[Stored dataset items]
▬▬▬
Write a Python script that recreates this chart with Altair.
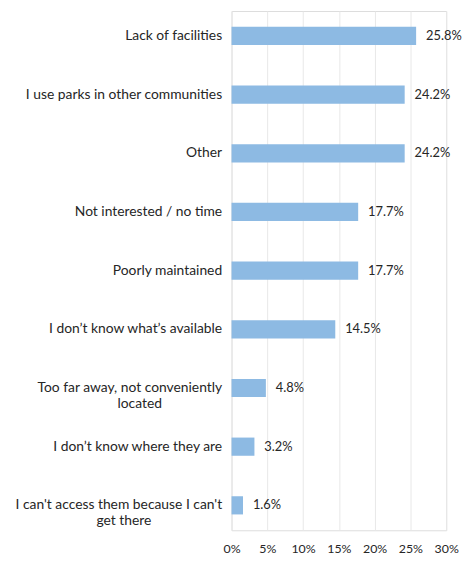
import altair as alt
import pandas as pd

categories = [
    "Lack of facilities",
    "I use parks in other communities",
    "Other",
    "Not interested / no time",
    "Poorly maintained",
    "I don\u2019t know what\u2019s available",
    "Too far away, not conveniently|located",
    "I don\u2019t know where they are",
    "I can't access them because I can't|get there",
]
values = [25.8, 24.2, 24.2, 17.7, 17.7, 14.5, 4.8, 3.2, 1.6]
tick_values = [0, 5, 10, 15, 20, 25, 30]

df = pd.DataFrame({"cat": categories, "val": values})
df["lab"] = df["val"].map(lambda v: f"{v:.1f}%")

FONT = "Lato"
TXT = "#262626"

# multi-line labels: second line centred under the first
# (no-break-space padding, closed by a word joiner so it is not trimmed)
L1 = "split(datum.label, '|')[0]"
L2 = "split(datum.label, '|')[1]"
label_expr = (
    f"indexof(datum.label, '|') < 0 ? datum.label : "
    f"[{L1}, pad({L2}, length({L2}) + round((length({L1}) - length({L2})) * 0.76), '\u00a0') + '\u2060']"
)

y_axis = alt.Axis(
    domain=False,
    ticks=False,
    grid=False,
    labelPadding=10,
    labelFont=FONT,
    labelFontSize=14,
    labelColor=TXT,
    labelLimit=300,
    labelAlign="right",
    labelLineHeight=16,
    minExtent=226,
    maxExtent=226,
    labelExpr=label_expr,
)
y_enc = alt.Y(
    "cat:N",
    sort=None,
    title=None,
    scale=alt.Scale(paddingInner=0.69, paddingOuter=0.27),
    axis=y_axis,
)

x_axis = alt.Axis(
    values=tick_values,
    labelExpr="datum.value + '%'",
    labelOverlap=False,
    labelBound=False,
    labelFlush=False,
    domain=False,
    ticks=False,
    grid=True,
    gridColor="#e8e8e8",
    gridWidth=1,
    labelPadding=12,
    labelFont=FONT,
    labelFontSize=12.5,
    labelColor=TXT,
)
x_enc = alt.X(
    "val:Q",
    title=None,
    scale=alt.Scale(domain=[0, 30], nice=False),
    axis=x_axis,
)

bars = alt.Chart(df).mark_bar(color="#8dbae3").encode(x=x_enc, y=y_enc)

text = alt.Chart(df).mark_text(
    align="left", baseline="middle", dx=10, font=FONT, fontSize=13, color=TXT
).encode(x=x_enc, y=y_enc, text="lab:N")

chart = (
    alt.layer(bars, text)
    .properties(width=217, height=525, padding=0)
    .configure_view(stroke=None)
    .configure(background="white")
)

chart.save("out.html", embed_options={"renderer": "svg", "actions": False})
▬▬▬
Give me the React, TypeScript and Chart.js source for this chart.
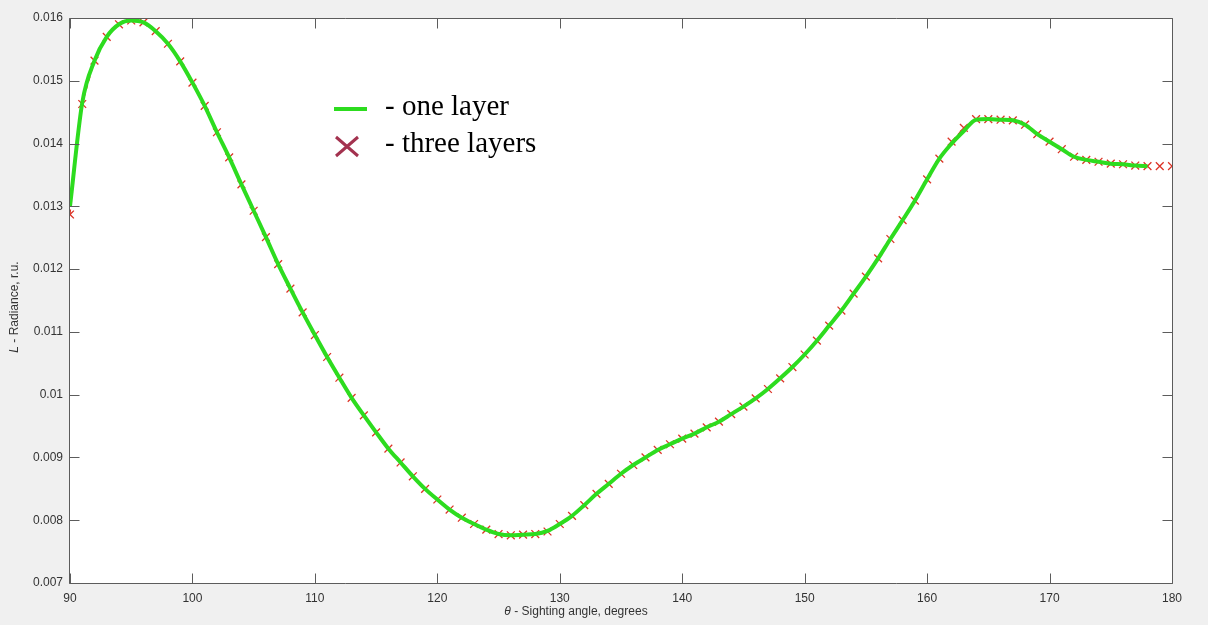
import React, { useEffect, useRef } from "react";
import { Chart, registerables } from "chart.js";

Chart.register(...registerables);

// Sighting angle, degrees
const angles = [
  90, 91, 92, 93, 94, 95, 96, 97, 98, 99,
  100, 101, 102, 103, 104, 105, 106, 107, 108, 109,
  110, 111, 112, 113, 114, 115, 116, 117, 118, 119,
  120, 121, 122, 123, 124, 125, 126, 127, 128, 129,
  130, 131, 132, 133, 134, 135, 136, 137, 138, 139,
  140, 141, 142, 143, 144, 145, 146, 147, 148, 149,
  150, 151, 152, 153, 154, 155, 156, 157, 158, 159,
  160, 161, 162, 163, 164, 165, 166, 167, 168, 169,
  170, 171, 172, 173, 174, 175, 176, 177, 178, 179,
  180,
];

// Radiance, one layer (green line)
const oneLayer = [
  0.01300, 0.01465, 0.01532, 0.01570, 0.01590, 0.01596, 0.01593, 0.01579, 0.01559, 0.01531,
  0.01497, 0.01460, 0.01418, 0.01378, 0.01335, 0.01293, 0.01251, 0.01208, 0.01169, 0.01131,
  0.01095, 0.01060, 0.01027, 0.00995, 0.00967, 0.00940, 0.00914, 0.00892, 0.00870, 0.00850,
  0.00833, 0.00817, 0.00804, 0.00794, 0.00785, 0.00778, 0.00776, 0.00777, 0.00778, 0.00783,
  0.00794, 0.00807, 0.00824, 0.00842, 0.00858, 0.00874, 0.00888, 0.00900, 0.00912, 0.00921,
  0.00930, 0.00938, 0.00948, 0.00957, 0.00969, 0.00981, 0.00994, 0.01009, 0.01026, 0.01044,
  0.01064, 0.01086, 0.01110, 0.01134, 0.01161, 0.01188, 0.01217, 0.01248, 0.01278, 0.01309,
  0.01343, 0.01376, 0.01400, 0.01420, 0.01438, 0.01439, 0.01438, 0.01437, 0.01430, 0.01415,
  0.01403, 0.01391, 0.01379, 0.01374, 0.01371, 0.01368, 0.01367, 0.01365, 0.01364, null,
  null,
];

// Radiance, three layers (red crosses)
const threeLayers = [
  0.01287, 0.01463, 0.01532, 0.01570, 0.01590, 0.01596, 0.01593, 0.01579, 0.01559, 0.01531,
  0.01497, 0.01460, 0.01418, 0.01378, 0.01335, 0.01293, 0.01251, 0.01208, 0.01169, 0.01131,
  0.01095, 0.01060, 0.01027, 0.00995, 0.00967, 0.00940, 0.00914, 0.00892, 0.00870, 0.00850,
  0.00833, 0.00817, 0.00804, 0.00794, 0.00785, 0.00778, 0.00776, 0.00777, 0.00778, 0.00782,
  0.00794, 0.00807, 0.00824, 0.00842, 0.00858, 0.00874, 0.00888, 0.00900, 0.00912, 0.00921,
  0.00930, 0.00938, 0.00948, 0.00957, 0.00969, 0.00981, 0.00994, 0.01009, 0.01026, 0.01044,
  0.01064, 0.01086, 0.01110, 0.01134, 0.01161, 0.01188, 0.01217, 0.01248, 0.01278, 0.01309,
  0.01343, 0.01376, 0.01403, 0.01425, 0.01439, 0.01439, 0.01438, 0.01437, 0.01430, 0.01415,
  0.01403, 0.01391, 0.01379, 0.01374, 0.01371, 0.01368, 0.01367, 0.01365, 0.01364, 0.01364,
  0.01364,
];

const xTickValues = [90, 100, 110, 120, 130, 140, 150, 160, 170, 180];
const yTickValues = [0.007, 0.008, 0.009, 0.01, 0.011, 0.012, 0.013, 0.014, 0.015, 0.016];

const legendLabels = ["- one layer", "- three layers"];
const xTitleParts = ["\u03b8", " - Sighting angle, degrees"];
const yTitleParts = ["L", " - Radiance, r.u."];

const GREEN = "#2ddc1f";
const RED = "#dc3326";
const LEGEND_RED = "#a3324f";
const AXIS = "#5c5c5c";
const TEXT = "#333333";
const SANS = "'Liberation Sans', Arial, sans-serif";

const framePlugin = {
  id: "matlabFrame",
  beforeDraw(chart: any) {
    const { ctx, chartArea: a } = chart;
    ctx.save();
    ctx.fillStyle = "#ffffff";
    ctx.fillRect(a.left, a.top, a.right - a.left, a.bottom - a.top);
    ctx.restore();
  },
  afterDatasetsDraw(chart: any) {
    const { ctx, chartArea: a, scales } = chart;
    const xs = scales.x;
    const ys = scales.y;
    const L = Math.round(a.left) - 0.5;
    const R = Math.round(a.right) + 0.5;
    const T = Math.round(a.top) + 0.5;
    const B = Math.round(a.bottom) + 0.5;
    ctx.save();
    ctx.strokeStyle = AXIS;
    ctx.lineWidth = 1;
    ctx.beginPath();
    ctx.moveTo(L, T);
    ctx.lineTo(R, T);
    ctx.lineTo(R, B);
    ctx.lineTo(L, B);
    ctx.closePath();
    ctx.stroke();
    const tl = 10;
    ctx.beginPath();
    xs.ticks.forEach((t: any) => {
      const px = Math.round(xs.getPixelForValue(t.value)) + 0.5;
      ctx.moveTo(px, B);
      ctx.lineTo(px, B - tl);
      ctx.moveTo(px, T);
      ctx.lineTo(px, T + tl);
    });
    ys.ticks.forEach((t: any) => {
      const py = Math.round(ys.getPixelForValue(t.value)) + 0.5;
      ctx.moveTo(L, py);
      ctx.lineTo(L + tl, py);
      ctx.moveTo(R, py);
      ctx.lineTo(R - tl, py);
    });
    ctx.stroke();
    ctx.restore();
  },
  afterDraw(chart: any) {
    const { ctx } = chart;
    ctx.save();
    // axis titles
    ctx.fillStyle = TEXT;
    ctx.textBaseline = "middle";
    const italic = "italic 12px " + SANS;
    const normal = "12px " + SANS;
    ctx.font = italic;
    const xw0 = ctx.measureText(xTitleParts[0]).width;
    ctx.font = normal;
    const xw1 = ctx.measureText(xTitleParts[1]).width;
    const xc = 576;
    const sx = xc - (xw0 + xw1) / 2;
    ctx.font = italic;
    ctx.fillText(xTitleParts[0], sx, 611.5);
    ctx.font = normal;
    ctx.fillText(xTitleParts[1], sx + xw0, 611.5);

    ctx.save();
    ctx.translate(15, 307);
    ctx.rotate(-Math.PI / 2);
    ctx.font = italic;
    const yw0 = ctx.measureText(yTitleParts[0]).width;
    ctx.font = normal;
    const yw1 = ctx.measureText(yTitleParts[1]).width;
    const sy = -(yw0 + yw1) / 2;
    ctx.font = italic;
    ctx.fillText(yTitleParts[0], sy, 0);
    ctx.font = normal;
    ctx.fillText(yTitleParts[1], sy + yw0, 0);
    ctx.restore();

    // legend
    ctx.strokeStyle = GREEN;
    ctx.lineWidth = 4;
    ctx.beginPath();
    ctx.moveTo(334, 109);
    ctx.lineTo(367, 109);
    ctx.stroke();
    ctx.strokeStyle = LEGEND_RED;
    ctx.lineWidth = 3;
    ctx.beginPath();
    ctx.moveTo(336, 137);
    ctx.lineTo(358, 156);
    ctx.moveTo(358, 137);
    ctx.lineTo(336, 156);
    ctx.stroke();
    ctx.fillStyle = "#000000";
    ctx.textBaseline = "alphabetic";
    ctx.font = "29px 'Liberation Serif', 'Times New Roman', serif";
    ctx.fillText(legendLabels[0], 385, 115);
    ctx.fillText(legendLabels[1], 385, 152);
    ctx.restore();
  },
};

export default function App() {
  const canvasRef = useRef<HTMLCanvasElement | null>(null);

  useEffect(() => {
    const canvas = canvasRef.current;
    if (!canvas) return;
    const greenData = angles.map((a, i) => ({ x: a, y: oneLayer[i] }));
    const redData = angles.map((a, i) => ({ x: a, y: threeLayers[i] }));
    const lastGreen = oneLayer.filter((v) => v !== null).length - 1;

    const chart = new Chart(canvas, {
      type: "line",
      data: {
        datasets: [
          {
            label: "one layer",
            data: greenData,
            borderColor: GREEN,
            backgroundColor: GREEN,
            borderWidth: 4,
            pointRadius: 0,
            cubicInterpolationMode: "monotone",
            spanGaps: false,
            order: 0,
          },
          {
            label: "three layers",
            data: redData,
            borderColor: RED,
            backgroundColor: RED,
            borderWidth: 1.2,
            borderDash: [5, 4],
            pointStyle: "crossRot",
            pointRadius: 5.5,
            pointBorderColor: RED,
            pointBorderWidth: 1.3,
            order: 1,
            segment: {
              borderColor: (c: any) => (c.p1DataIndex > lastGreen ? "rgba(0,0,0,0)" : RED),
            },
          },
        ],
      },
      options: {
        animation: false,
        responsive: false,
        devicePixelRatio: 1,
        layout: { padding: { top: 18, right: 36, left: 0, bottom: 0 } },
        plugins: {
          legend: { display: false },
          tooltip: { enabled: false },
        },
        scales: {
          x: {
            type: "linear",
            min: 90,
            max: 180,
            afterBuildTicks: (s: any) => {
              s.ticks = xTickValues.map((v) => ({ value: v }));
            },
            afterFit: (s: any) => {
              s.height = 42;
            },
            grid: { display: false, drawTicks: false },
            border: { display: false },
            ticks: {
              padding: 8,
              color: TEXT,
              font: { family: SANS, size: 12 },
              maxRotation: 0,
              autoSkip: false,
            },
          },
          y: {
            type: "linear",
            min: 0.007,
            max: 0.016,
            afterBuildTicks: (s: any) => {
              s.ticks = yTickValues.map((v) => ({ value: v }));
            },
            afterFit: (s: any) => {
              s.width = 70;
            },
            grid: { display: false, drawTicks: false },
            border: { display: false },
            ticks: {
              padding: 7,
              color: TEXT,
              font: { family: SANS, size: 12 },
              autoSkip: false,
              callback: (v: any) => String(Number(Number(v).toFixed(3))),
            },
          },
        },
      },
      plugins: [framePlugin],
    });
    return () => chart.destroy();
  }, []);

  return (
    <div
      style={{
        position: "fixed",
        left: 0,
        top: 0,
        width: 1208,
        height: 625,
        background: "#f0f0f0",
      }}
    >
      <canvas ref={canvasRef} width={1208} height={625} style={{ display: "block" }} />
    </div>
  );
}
▬▬▬
- Goal of the exercise
Skip every picture. Repeat the lines from the one with "Write a Python" through the one with "import pandas as pd", both ends included.

- Output of the task
Write a Python script that recreates this chart with Altair.
import altair as alt
import pandas as pd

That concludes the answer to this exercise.